Kuntowijoyo mengungkap suatu konsep struktural dalam ilmu sosial berbasis pada kesadaran profetik. Berdasarkan pada surat Ali Imran ayat 110, terdapat sintesis antara tiga pilar keilmuan sekaligus, yaitu “humanisme”, “liberalisme” dan aspek “transendensi”. Dalam konsep terakhir ini, aspek transendensi dalam ajaran Islam membentuk struktur yang sifatnya transendental.

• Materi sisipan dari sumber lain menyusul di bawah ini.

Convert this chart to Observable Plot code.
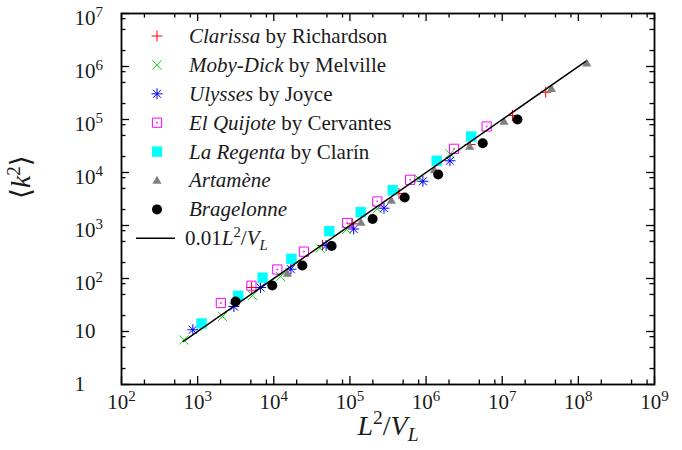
<!DOCTYPE html>
<html><head><meta charset="utf-8">
<script src="https://cdn.jsdelivr.net/npm/d3@7"></script>
<script src="https://cdn.jsdelivr.net/npm/@observablehq/plot@0.6"></script>
<style>
body{margin:0;background:#fff}
#c{position:relative;width:682px;height:450px}
#c svg{position:absolute;left:0;top:0}
</style></head><body><div id="c"></div>
<script>
// ---- data ----
const clarissaX = [5110, 43750, 107600, 440500, 3776000, 13620000, 37300000];
const clarissaY = [67.6, 420, 1076, 4018, 33750, 118900, 327000];
const mobyX = [659, 2125, 5265, 12280, 40600, 90500, 229000, 800000, 2060000];
const mobyY = [6.92, 19.2, 47.8, 109, 373, 841, 2066, 7600, 22540];
const ulyssesX = [865, 2990, 6710, 16780, 48700, 111900, 280000, 908000, 2060000];
const ulyssesY = [10.8, 29.6, 67.6, 150, 420, 859, 2120, 6820, 16630];
const quijoteX = [2018, 5080, 11120, 24880, 91900, 229000, 618000, 2330000, 6250000];
const quijoteY = [34.5, 73.1, 148, 321, 1115, 2838, 7280, 28000, 73800];
const regentaX = [1125, 3418, 7130, 17030, 53600, 138300, 364000, 1377000, 3920000];
const regentaY = [14.2, 47.2, 103.5, 235, 780, 1782, 4635, 16630, 47800];
const artameneX = [15040, 139600, 350000, 1285000, 3740000, 10570000, 44300000, 129000000];
const artameneY = [124, 1140, 2963, 11150, 30950, 91700, 379000, 1153000];
const bragelonneX = [3150, 9550, 23700, 57500, 198700, 523000, 1443000, 5550000, 15850000];
const bragelonneY = [36.8, 73.8, 176, 410, 1327, 3375, 9170, 35550, 100000];
const fitCoef = 0.01;
const fitX = [650, 125000000];
const xTicks = [1e2, 1e3, 1e4, 1e5, 1e6, 1e7, 1e8, 1e9];
const yTicks = [1, 10, 1e2, 1e3, 1e4, 1e5, 1e6, 1e7];
const minorMult = [2, 5, 8];
const seriesNames = ["Clarissa", "Moby-Dick", "Ulysses", "El Quijote", "La Regenta", "Artamène", "Bragelonne"];
const seriesAuthors = [" by Richardson", " by Melville", " by Joyce", " by Cervantes", " by Clarín", "", ""];
const seriesColors = ["#ff0000", "#00e000", "#0000ff", "#ff00ff", "#00ffff", "#808080", "#000000"];

// ---- symbols ----
const S = {
  plus: {draw(c){const h=5.5;c.moveTo(-h,0);c.lineTo(h,0);c.moveTo(0,-h);c.lineTo(0,h);}},
  times: {draw(c){const h=4.6;c.moveTo(-h,-h);c.lineTo(h,h);c.moveTo(-h,h);c.lineTo(h,-h);}},
  star: {draw(c){const h=5.5,g=4;c.moveTo(-h,0);c.lineTo(h,0);c.moveTo(0,-h);c.lineTo(0,h);c.moveTo(-g,-g);c.lineTo(g,g);c.moveTo(-g,g);c.lineTo(g,-g);}},
  box: {draw(c){const h=4.6;c.rect(-h,-h,2*h,2*h);c.rect(-0.4,-0.4,0.8,0.8);}},
  square: {draw(c){const h=5.2;c.rect(-h,-h,2*h,2*h);}},
  tri: {draw(c){c.moveTo(0,-4.8);c.lineTo(4.6,3.2);c.lineTo(-4.6,3.2);c.closePath();}},
  circ: {draw(c){c.moveTo(5,0);c.arc(0,0,5,0,2*Math.PI);}}
};
const seriesStyle = [
  {sym: S.plus, fill: "none", stroked: true},
  {sym: S.times, fill: "none", stroked: true},
  {sym: S.star, fill: "none", stroked: true},
  {sym: S.box, fill: "none", stroked: true},
  {sym: S.square, fill: true, stroked: false},
  {sym: S.tri, fill: true, stroked: false},
  {sym: S.circ, fill: true, stroked: false}
];
const seriesXs = [clarissaX, mobyX, ulyssesX, quijoteX, regentaX, artameneX, bragelonneX];
const seriesYs = [clarissaY, mobyY, ulyssesY, quijoteY, regentaY, artameneY, bragelonneY];

const W = 682, H = 450, mL = 121, mR = 28, mT = 13, mB = 66;
const iw = W - mL - mR, ih = H - mT - mB;
const font = "'Liberation Serif', 'DejaVu Serif', serif";
const ink = "#1a1a1a";
const tickFs = 21, legFs = 21, titleFs = 28;

const minors = (ticks) => ticks.slice(0, -1).flatMap(t => minorMult.map(m => m * t));
const fmt = d => d === 1 ? "1" : d === 10 ? "10" : "10^" + Math.round(Math.log10(d));

const dotMarks = seriesXs.map((xs, i) => {
  const st = seriesStyle[i];
  const rows = xs.map((x, j) => ({x, y: seriesYs[i][j]}));
  return Plot.dot(rows, {x: "x", y: "y", r: 5, symbol: st.sym,
    fill: st.fill === true ? seriesColors[i] : "none",
    stroke: st.stroked ? seriesColors[i] : "none", strokeWidth: 1});
});
const fitRows = fitX.map(x => ({x, y: fitCoef * x}));

const plot = Plot.plot({
  width: W, height: H, marginLeft: mL, marginRight: mR, marginTop: mT, marginBottom: mB,
  style: {fontFamily: font, fontSize: tickFs + "px", background: "white", color: ink},
  x: {type: "log", domain: [1e2, 1e9]},
  y: {type: "log", domain: [1, 1e7]},
  marks: [
    ...dotMarks,
    Plot.line(fitRows, {x: "x", y: "y", stroke: "#000", strokeWidth: 1.5}),
    Plot.ruleX(xTicks, {insetTop: ih - 8, stroke: "#000", strokeWidth: 1.3}),
    Plot.ruleX(xTicks, {insetBottom: ih - 8, stroke: "#000", strokeWidth: 1.3}),
    Plot.ruleX(minors(xTicks), {insetTop: ih - 4.5, stroke: "#000", strokeWidth: 1.3}),
    Plot.ruleX(minors(xTicks), {insetBottom: ih - 4.5, stroke: "#000", strokeWidth: 1.3}),
    Plot.ruleY(yTicks, {insetRight: iw - 8, stroke: "#000", strokeWidth: 1.3}),
    Plot.ruleY(yTicks, {insetLeft: iw - 8, stroke: "#000", strokeWidth: 1.3}),
    Plot.ruleY(minors(yTicks), {insetRight: iw - 4.5, stroke: "#000", strokeWidth: 1.3}),
    Plot.ruleY(minors(yTicks), {insetLeft: iw - 4.5, stroke: "#000", strokeWidth: 1.3}),
    Plot.frame({stroke: "#000", strokeWidth: 1.8}),
    Plot.axisX(xTicks, {tickSize: 0, tickPadding: 10, tickFormat: fmt, label: null, fontSize: tickFs, fill: ink}),
    Plot.axisY(yTicks, {tickSize: 0, tickPadding: 0, textAnchor: "start", dx: -47, tickFormat: fmt, label: null, fontSize: tickFs, fill: ink}),
    Plot.text(["XTITLE"], {text: d => d, frameAnchor: "bottom", dy: 50, fontSize: titleFs, fill: ink}),
    Plot.text(["YTITLE"], {text: d => d, frameAnchor: "left", dx: -100, rotate: -90, fontSize: titleFs, fill: ink})
  ]
});

const NS = "http://www.w3.org/2000/svg";
function tspan(parent, txt, opts = {}) {
  const t = document.createElementNS(NS, "tspan");
  t.textContent = txt;
  if (opts.italic) t.setAttribute("font-style", "italic");
  if (opts.size) t.setAttribute("font-size", opts.size);
  if (opts.dy) t.setAttribute("dy", opts.dy);
  parent.appendChild(t);
  return t;
}
function mathLV(el, fs) {
  tspan(el, "L", {italic: true});
  tspan(el, "2", {size: fs * 0.7, dy: -fs * 0.38});
  tspan(el, "/", {dy: fs * 0.38});
  tspan(el, "V", {italic: true});
  tspan(el, "L", {italic: true, size: fs * 0.7, dy: fs * 0.22});
}
plot.querySelectorAll("text").forEach(el => {
  const s = el.textContent;
  if (s === "XTITLE") { el.textContent = ""; mathLV(el, titleFs); }
  else if (s === "YTITLE") {
    el.textContent = "";
    tspan(el, "⟨");
    tspan(el, "k", {italic: true});
    tspan(el, "2", {size: 19, dy: -10});
    tspan(el, "⟩", {dy: 10});
  } else if (s.startsWith("10^")) {
    const e = s.slice(3);
    const g = el.closest("g");
    const isY = g && g.getAttribute("aria-label") === "y-axis tick label";
    el.textContent = "";
    tspan(el, "10", {dy: isY ? 5 : 0});
    tspan(el, e, {size: 15, dy: -8});
  }
});

// ---- legend overlay ----
const leg = d3.create("svg").attr("width", W).attr("height", H)
  .style("font-family", font).style("font-size", legFs + "px").style("pointer-events", "none");
const rowY = i => 36 + i * 28.9;
seriesNames.forEach((name, i) => {
  const st = seriesStyle[i];
  const p = d3.path(); st.sym.draw(p);
  leg.append("path").attr("d", p.toString())
    .attr("transform", `translate(157,${rowY(i)})`)
    .attr("fill", st.fill === true ? seriesColors[i] : "none")
    .attr("stroke", st.stroked ? seriesColors[i] : "none").attr("stroke-width", 1);
  const t = leg.append("text").attr("x", 189).attr("y", rowY(i)).attr("dy", "0.33em").attr("fill", ink);
  t.append("tspan").attr("font-style", "italic").text(name);
  if (seriesAuthors[i]) t.append("tspan").text(seriesAuthors[i]);
});
const ly = rowY(7);
leg.append("line").attr("x1", 136).attr("x2", 175).attr("y1", ly).attr("y2", ly).attr("stroke", "#000").attr("stroke-width", 1.5);
const lt = leg.append("text").attr("x", 185).attr("y", ly).attr("dy", "0.33em").attr("fill", ink).node();
tspan(lt, "0.01");
mathLV(lt, legFs);

const c = document.getElementById("c");
c.appendChild(plot);
c.appendChild(leg.node());
</script></body></html>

Struktur tersebut meliputi: 1) Tauhid, sebagai struktur paling utama (dasar) dalam ajaran Islam, atau merupakan manifestasi dari prinsip lailaha illallah; 2) Akidah, yang kemudian termanifestasikan dalam keyakinan (iman); 3) Ibadah, yang kemudian diterjemahkan ke dalam ritual-ritual; 4) Akhlak, yang kemudian diterjemahkan dalam etika dan moral; 5) Syariah, yang kemudian diterjemahkan secara nyata dalam perilaku normative; 6) Muamalah, yang kemudian diterjemahkan dalam sikap hidup sehari-hari (M. Fahmi, 2004).
Struktur-struktur tersebut sebenarnya terbagi dalam dua kategori, yaitu “struktur dalam” dan “struktur permukaan” (manifestasi). Struktur dalam itulah kemudian disebut sebagai “struktur transendental.”
Kerangka konseptual sebagai dasar-dasar pembentukan paradigma ilmu sosial profetik tersebut jelas berbeda dengan paradigma strukturalisme yang pernah berkembang di Barat. Oleh karena itu, konsep-konsep yang digagas oleh Kuntowijoyo telah membuka cakrawala baru berkaitan dengan paradigma ilmu sosial baru. Tidak berlebihan kiranya jika kita menyebut Kuntowijoyo sebagai bapak “Strukturalisme Transendental.” Beliau telah telah meletakkan prinsip-prinsip dasar bagi perkembangan ilmu-ilmu sosial profetik.